Pennsylvania Board of Game Commissioners Approves Expanded Sunday Hunting Proposal

by Jennifer Shea

Pennsylvania is moving closer to approving expanded Sunday hunting

On Saturday, the Pennsylvania Board of Game Commissioners approved the potential changes as a proposed rulemaking. In April, the board will have to approve the changes as the final rulemaking for them to take effect.

Pennsylvania Moves to Expand Sunday Hunting

The proposed changes follow a long battle in the state legislature. Afterwards, the Pennsylvania Game Commission got the authority to set three Sundays when hunting would be legal – one in the deer archery season, one in the firearms bear season and one on another Sunday of their choosing.
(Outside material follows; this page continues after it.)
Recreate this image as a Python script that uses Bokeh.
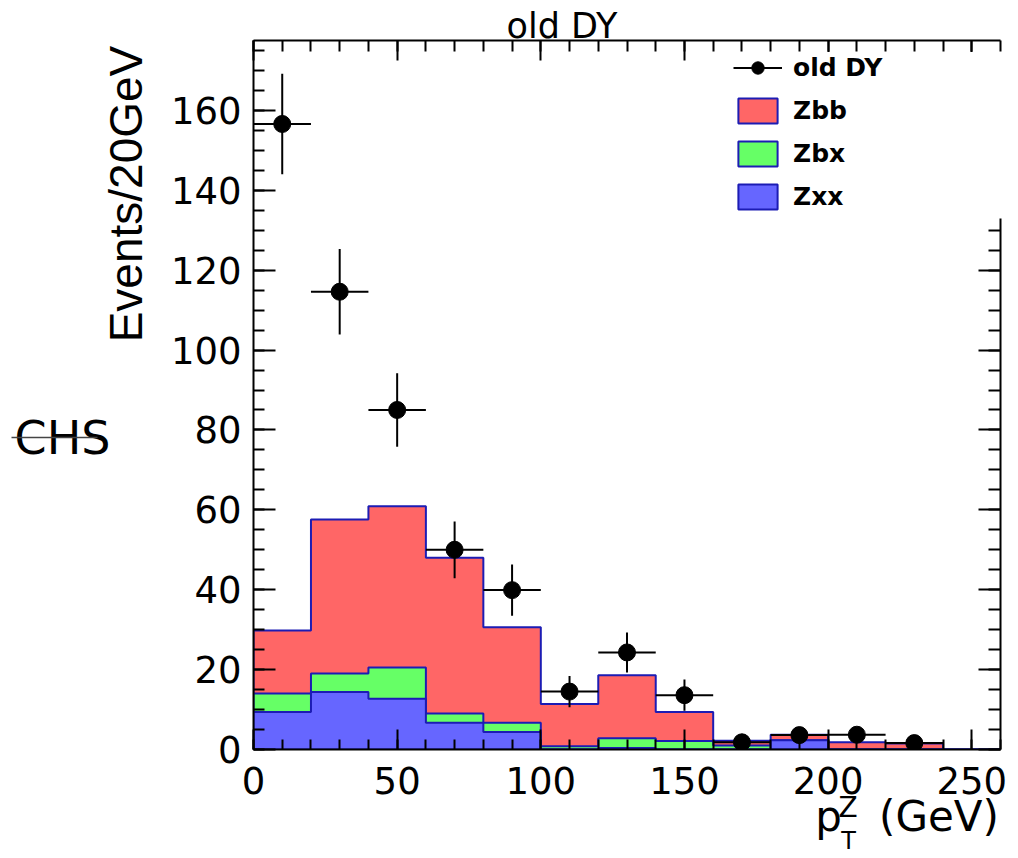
import numpy as np
from bokeh.plotting import figure
from bokeh.models import (Range1d, LinearAxis, SingleIntervalTicker, FixedTicker, AllLabels,
                          Legend, LegendItem, CustomJSTickFormatter, GridBox)
from bokeh.embed import file_html
from bokeh.resources import INLINE

# ---------------- data ----------------
bin_edges = [0, 20, 40, 60, 80, 100, 120, 140, 160, 180, 200, 220, 240, 260]
zxx = [9.4, 14.4, 12.7, 6.7, 4.4, 0.0, 0.4, 0.0, 0.0, 2.3, 0.0, 0.0, 0.0]
zbx = [4.6, 4.6, 7.8, 2.3, 2.3, 0.8, 2.4, 2.1, 1.0, 0.0, 0.0, 0.0, 0.0]
zbb = [15.8, 38.6, 40.4, 39.0, 23.9, 10.6, 15.8, 7.3, 1.2, 1.4, 1.8, 1.5, 0.0]

dy_x = [10, 30, 50, 70, 90, 110, 130, 150, 170, 190, 210, 230]
dy_y = [156.6, 114.6, 85.0, 50.0, 39.9, 14.5, 24.3, 13.6, 1.8, 3.6, 3.7, 1.6]
dy_err = [12.6, 10.7, 9.2, 7.1, 6.4, 3.9, 5.0, 3.9, 1.4, 1.9, 1.9, 1.3]
dy_xerr = [10, 10, 10, 10, 10, 10, 10, 10, 10, 10, 10, 10]

x_ticks_major = 50
y_ticks_major = 20

TICK_FONT = "DejaVu Sans"
TEXT_FONT = "DejaVu Sans"
YT_FONT = "Liberation Sans"

# ---------------- helpers ----------------
def step_poly(edges, vals):
    xs = [edges[0]]
    ys = [0.0]
    for i, v in enumerate(vals):
        xs += [edges[i], edges[i + 1]]
        ys += [v, v]
    xs.append(edges[-1])
    ys.append(0.0)
    return xs, ys

lvl_blue = np.array(zxx)
lvl_green = lvl_blue + np.array(zbx)
lvl_red = lvl_green + np.array(zbb)

# frame placement (px)
FL, FR, FT, FB = 253, 1000, 40, 749
W, H = 1018, 858

p = figure(width=W, height=H, output_backend="svg", toolbar_location=None,
           x_range=Range1d(0, 260), y_range=Range1d(0, 177.5),
           min_border_left=FL, min_border_right=W - FR,
           min_border_top=FT, min_border_bottom=H - FB,
           x_axis_location=None, y_axis_location=None, title=None)
p.xgrid.visible = False
p.ygrid.visible = False
p.outline_line_color = None
p.background_fill_color = "white"
p.border_fill_color = "white"

EDGE = "#1c1cb4"
xs, ys = step_poly(bin_edges, lvl_red)
r_red = p.patch(xs, ys, fill_color="#ff6666", line_color=EDGE, line_width=2)
xs, ys = step_poly(bin_edges, lvl_green)
r_green = p.patch(xs, ys, fill_color="#66ff66", line_color=EDGE, line_width=2)
xs, ys = step_poly(bin_edges, lvl_blue)
r_blue = p.patch(xs, ys, fill_color="#6666ff", line_color=EDGE, line_width=2)

dx = np.array(dy_x, dtype=float)
dyv = np.array(dy_y)
de = np.array(dy_err)
dxe = np.array(dy_xerr, dtype=float)
r_v = p.segment(x0=dx, y0=dyv - de, x1=dx, y1=dyv + de, line_color="black", line_width=2)
r_h = p.segment(x0=dx - dxe, y0=dyv, x1=dx + dxe, y1=dyv, line_color="black", line_width=2)
r_pt = p.scatter(dx, dyv, size=17, marker="circle", fill_color="black", line_color="black")

# ---------------- axes ----------------
def style_axis(ax, major_len, minor_len, labels=True):
    ax.axis_line_color = "black"
    ax.axis_line_width = 2
    ax.major_tick_line_color = "black"
    ax.major_tick_line_width = 2
    ax.minor_tick_line_color = "black"
    ax.minor_tick_line_width = 2
    ax.major_tick_in = major_len
    ax.major_tick_out = 0
    ax.minor_tick_in = minor_len
    ax.minor_tick_out = 0
    ax.major_label_text_font = TICK_FONT
    ax.major_label_text_font_size = "37px"
    ax.major_label_text_color = "black"
    if not labels:
        ax.formatter = CustomJSTickFormatter(code="return ''")
        ax.major_label_text_font_size = "0px"

xb = LinearAxis(ticker=SingleIntervalTicker(interval=x_ticks_major, num_minor_ticks=5))
style_axis(xb, 20, 10)
xb.major_label_standoff = 17
p.add_layout(xb, "below")

xt = LinearAxis(ticker=SingleIntervalTicker(interval=x_ticks_major, num_minor_ticks=5))
style_axis(xt, 20, 11, labels=False)
p.add_layout(xt, "above")

yl = LinearAxis(ticker=SingleIntervalTicker(interval=y_ticks_major, num_minor_ticks=4))
style_axis(yl, 22, 11)
yl.major_label_standoff = 12
p.add_layout(yl, "left")

yr = LinearAxis(ticker=SingleIntervalTicker(interval=y_ticks_major, num_minor_ticks=4),
                bounds=(0, 133))
style_axis(yr, 22, 12, labels=False)
p.add_layout(yr, "right")

# ---------------- legend ----------------
legend = Legend(items=[
    LegendItem(label="old DY", renderers=[r_h, r_pt]),
    LegendItem(label="Zbb", renderers=[r_red]),
    LegendItem(label="Zbx", renderers=[r_green]),
    LegendItem(label="Zxx", renderers=[r_blue]),
], location="top_right", margin=12, padding=16, spacing=12,
   glyph_width=49, glyph_height=31, label_standoff=11, label_width=195,
   label_text_font="DejaVu Sans", label_text_font_style="bold", label_text_font_size="25px",
   label_text_color="black", background_fill_color="white", background_fill_alpha=1.0,
   border_line_color=None)
p.add_layout(legend)

# ---------------- overlays: texts outside the frame, as axis labels ----------------
def overlay():
    q = figure(width=W, height=H, output_backend="svg", toolbar_location=None,
               x_range=Range1d(FL, FR), y_range=Range1d(FB, FT),
               min_border=0, min_border_left=0, min_border_right=0,
               min_border_top=0, min_border_bottom=0,
               x_axis_location=None, y_axis_location=None, title=None)
    q.xgrid.visible = False
    q.ygrid.visible = False
    q.outline_line_color = None
    q.background_fill_color = None
    q.border_fill_color = None
    return q


def bare_axis(ticks):
    ax = LinearAxis(ticker=FixedTicker(ticks=list(ticks), minor_ticks=[]),
                    major_label_policy=AllLabels())
    ax.axis_line_color = None
    ax.major_tick_line_color = None
    ax.minor_tick_line_color = None
    ax.major_tick_in = 0
    ax.major_tick_out = 0
    ax.minor_tick_in = 0
    ax.minor_tick_out = 0
    return ax


def text_axis(q, side, pos, texts, font, size, standoff, orientation="horizontal"):
    ax = bare_axis(pos)
    ax.major_label_overrides = {float(k): t for k, t in zip(pos, texts)}
    ax.major_label_text_font = font
    ax.major_label_text_font_size = size
    ax.major_label_text_color = "black"
    ax.major_label_standoff = standoff
    ax.major_label_orientation = orientation
    q.add_layout(ax, side)
    return ax

# label anchor positions in canvas pixels
title_x = [561.5]
ytitle_y = [193.5]
xtitle_x = [828.0, 938.5]
chs_y = [437.0]
sup_x = [847.5]
sub_x = [848.0]

q1 = overlay()
text_axis(q1, "above", title_x, ["old DY"], TEXT_FONT, "35px", -5)
text_axis(q1, "left", ytitle_y, ["Events/20GeV"], YT_FONT, "46px", 102, "vertical")
text_axis(q1, "below", xtitle_x, ["p", "(GeV)"], TEXT_FONT, "42px", 42)

q2 = overlay()
text_axis(q2, "left", chs_y, ["CHS"], TEXT_FONT, "46px", 143)
text_axis(q2, "below", sup_x, ["Z"], TEXT_FONT, "28px", 41)
# thin line of the marker drawn through "CHS" (a tick of an outer, label-less axis)
arrow_ax = bare_axis(chs_y)
arrow_ax.formatter = CustomJSTickFormatter(code="return ''")
arrow_ax.major_label_text_font_size = "0px"
arrow_ax.major_label_standoff = 0
arrow_ax.major_tick_line_color = "#444444"
arrow_ax.major_tick_line_width = 1.5
arrow_ax.major_tick_in = 86
q2.add_layout(arrow_ax, "left")

q3 = overlay()
text_axis(q3, "below", sub_x, ["T"], TEXT_FONT, "24px", 77)

layout = GridBox(children=[(p, 0, 0), (q1, 0, 0), (q2, 0, 0), (q3, 0, 0)])

open("out.html", "w").write(file_html(layout, INLINE))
According to a press release, the preliminary proposal only expands hunting during the archery deer and firearms bear seasons. reports that on Sunday, Nov. 14, after the proposed changes, besides deer, hunters could target squirrel, grouse, rabbit, pheasant, woodchuck, opossum, skunk, weasel, raccoon and porcupine.

Likewise, on Sunday, Nov. 21, besides bear, they could hunt squirrel, grouse, rabbit, pheasant, woodchuck, opossum, skunk, weasel, raccoon and porcupine.

Concurrent Antlered and Antlerless Firearms Season

The board also approved a statewide, 14-day concurrent antlered and antlerless firearms season. The goal in proposing it was twofold: to simplify regulations and to offer more opportunity for younger hunters.

That season would start on Saturday, Nov. 27 and close on Saturday, Dec. 11. Deer hunting would also be permitted on Sunday, Nov. 28, the only Sunday during firearms deer season when that is allowed.

David Stainbrook, supervisor of the commission’s Deer and Elk Section, says that antlerless permits are their main tool for controlling deer populations.

If the board gives final approval to the proposed concurrent season at the April meeting, they will lower the antlerless license allocation to reflect the extra five days of hunting.

They calculate the antlerless license number by the estimated number of tags necessary for hunters to harvest the number of deer required to hit the population goals for each wildlife management unit. With five extra days of hunting, they will need fewer tags to reach the population goals.